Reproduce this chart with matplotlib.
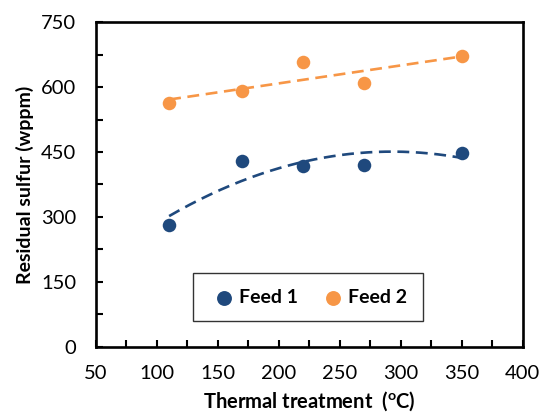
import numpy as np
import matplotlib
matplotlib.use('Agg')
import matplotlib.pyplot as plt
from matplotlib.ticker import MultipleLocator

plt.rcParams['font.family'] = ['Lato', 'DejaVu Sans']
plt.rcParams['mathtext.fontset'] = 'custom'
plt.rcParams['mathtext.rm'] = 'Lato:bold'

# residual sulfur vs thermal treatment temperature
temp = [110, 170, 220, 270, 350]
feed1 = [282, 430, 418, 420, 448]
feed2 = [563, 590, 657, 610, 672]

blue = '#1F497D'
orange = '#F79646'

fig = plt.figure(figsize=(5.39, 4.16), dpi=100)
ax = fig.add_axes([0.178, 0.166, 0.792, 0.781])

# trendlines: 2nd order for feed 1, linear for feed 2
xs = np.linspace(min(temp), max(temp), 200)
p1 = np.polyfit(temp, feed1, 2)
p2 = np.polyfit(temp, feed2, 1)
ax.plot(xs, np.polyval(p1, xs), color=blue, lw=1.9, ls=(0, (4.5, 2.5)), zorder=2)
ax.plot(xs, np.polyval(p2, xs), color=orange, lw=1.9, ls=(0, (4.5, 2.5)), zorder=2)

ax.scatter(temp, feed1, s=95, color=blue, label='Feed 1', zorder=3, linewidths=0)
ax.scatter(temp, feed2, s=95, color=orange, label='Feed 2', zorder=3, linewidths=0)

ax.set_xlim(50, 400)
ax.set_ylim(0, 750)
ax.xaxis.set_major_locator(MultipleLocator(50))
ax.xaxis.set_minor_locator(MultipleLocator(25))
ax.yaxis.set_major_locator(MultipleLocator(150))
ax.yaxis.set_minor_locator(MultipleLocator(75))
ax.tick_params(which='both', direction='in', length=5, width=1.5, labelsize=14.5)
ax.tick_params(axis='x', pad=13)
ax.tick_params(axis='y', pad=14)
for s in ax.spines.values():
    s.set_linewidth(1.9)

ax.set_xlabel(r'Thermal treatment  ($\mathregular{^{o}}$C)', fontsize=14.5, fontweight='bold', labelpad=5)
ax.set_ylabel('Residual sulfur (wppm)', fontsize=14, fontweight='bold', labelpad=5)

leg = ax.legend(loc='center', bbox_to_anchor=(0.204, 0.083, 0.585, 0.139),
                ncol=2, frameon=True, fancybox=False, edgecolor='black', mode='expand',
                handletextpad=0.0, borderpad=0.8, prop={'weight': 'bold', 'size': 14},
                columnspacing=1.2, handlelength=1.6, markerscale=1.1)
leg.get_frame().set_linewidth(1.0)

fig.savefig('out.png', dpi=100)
####################
§ Task to complete
Say how many lines above hold the word "matplotlib", giving only the count.

§ Output
5